4 thoughts on “SCOTUS did not cite any Constitutional Provision as justification for gutting Voting Rights Act

  1. I agree with the decision, but not the reason. To (try to) put it succinctly, I think there should have been some formula to determine where preclearance was needed and readjusted the municipalities, counties, and/or states subject to it every few years, say 5. The way it was currently was based on a time in our history from 40 years ago. Of course nothing will be done, especially in this Congress, and I’d rather have the preclearance option than not, but at least SCOTUS did not invalidate the entire VRA.

    On a different point, I sometimes don’t like the federal government setting particular unfunded mandates to the states. However, in this case, I believe that voting is such a fundamental right that it needs to be corrected at the state/local levels by the federal government. Even though most citizens do not avail ourselves of this right, it does not diminish the fact that it made this country different from its birth, a fact even Tea Party groups could/should be proud of.


    • 1) The Voting Rights Act was not an unfunded mandate. Section 5 (preclearance) required approval from a three-judge panel of the U.S. District Court (District of Columbia) before changing “any voting qualification or prerequisite to voting, or standard, practice, or procedure with respect to voting…” in any “covered jurisdiction” (i.e. states and localities with a history of voter discrimination).

      2) The was a formula in Section 4 which had been reauthorized four times by Congress, most recently in 2006 when the GOP-controlled House of Representatives reviewed thousands of pages of documents and subsequently approved it by a 390-33 vote. The GOP-controlled Senate similarly voted 98-0 in favor, and Republican President George W. Bush signed the bill into law.
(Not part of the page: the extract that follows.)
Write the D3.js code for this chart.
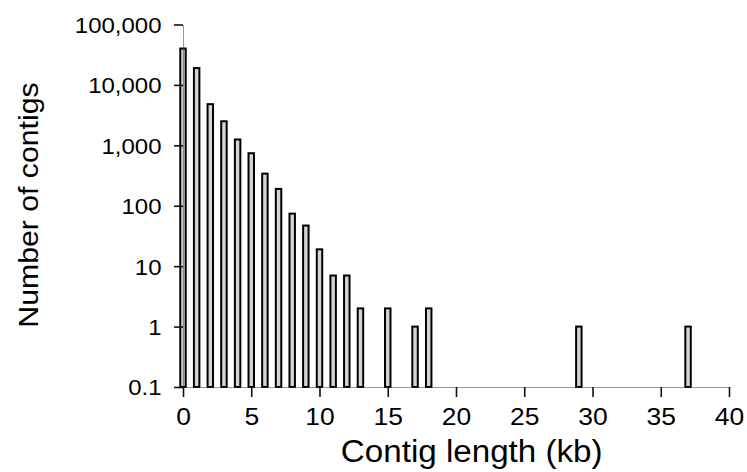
<!DOCTYPE html>
<html>
<head>
<meta charset="utf-8">
<script src="https://cdn.jsdelivr.net/npm/d3@7"></script>
<style>
  html, body { margin: 0; padding: 0; background: #fff; }
  svg text { font-family: "Liberation Sans", Arial, sans-serif; fill: #000; }
</style>
</head>
<body>
<svg id="chart" width="747" height="472"></svg>
<script>
// Contig length histogram (1 kb bins), counts on a log scale
const lengthsKb = [0, 1, 2, 3, 4, 5, 6, 7, 8, 9, 10, 11, 12, 13, 15, 17, 18, 29, 37];
const contigCounts = [40000, 19000, 4800, 2500, 1250, 740, 340, 190, 74, 47, 19, 7, 7, 2, 2, 1, 2, 1, 1];

const yTickValues = [0.1, 1, 10, 100, 1000, 10000, 100000];
const yTickLabels = ["0.1", "1", "10", "100", "1,000", "10,000", "100,000"];
const xTickValues = [0, 5, 10, 15, 20, 25, 30, 35, 40];

const svg = d3.select("#chart");

const x = d3.scaleLinear().domain([0, 40]).range([183, 729]);
const y = d3.scaleLog().domain([0.1, 100000]).range([387, 24.5]);

// bars rise from the 0.1 baseline
const barHalf = (x(0.4) - x(0)) / 2;
svg.append("g")
  .selectAll("rect")
  .data(lengthsKb.map((k, i) => ({ k, n: contigCounts[i] })))
  .join("rect")
  .attr("x", d => x(d.k) - barHalf)
  .attr("width", barHalf * 2)
  .attr("y", d => y(d.n))
  .attr("height", d => y(0.1) - y(d.n))
  .attr("fill", "#d4d4d4")
  .attr("stroke", "#000")
  .attr("stroke-width", 2);

// y axis
const yAxisG = svg.append("g")
  .attr("transform", `translate(${x(0)},0)`)
  .call(d3.axisLeft(y)
    .tickValues(yTickValues)
    .tickFormat((d, i) => yTickLabels[i])
    .tickSize(9)
    .tickSizeOuter(0));

// x axis
const xAxisG = svg.append("g")
  .attr("transform", `translate(0,${y(0.1)})`)
  .call(d3.axisBottom(x)
    .tickValues(xTickValues)
    .tickFormat(d3.format("d"))
    .tickSize(10)
    .tickSizeOuter(0));

[yAxisG, xAxisG].forEach(g => {
  g.select(".domain")
    .attr("stroke", "#333")
    .attr("stroke-width", 1)
    .attr("stroke-dasharray", "1,1");
  g.selectAll(".tick line")
    .attr("stroke", "#111")
    .attr("stroke-width", 1.6);
});

const ySx = 1.09;
yAxisG.selectAll(".tick text")
  .attr("font-size", 22)
  .attr("x", -21.5 / ySx)
  .attr("dy", "0.36em")
  .attr("transform", `scale(${ySx},1)`);

const xSx = 1.15;
xAxisG.selectAll(".tick text")
  .attr("font-size", 23)
  .attr("y", 22)
  .attr("dy", "0.71em")
  .attr("transform", `scale(${xSx},1)`);

// axis titles
svg.append("text")
  .attr("transform", "translate(471.7,462) scale(1.07,1)")
  .attr("text-anchor", "middle")
  .attr("font-size", 31)
  .text("Contig length (kb)");

svg.append("text")
  .attr("transform", "translate(38.3,205) rotate(-90) scale(1.08,1)")
  .attr("text-anchor", "middle")
  .attr("font-size", 28)
  .text("Number of contigs");
</script>
</body>
</html>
      3) States and localities could have removed themselves from the preclearance list at any time by proving they hadn’t discriminated against voters. The plaintiff in this case, Shelby County, never applied to be removed from the list, nor could they have been considering their documented history of voter discrimination (most recently in 2008).

      4) Chief Justice John Roberts’ desire to overturn the 1965 Voting Rights Act dates back to the Reagan Administration.

      5) This decision will go down in history as one of the most egregious in Supreme Court history. It was not based on any constitutional provision. It did not “right a wrong” because the Voting Rights Act had placed no tangible hardship upon states and localities. It will open the floodgates to massive voter suppression efforts by the GOP as evidenced today in Texas.

      6) Democracy is fragile, precious, and always under siege. It cannot survive unless Americans fight to preserve it. It’s obvious that neither the conservative majority on the Supreme Court, nor the right-wing of the Republican Party, place any value on democracy unless it works to their political advantage. And with minority voters soundly rejecting their agenda in recent elections, the GOP is doing everything it can to suppress that vote.

      It’s disgusting. Any American who isn’t outraged by this partisan judicial activism by SCOTUS deserves to lose THEIR voting rights.


  2. I might not have been clear on your point #1. I never thought of it as an unfunded mandate. It can be construed as such, but I think that the VRA transcends that term because voting is a fundamental right, not just a way for government to regulate an action to make it more efficient.

    In regards to #5, I always thought that the formula should be updated periodically to include and remove those jurisdictions in which it is necessary to have the preclearance. I definitely agree that it will “open the floodgates to massive voter suppression” as you evidenced in Texas (http://tinyurl.com/q7uuncx).

    Everything else, I totally agree with you. I would rather have a system like NH’s where there is same-day voting. I’m encouraged with CA’s online registration voting. And I think that voting should be an opt-out system, instead of an opt-in (i.e. via license registrations, college admissions, etc.) so that you’re automatically enrolled.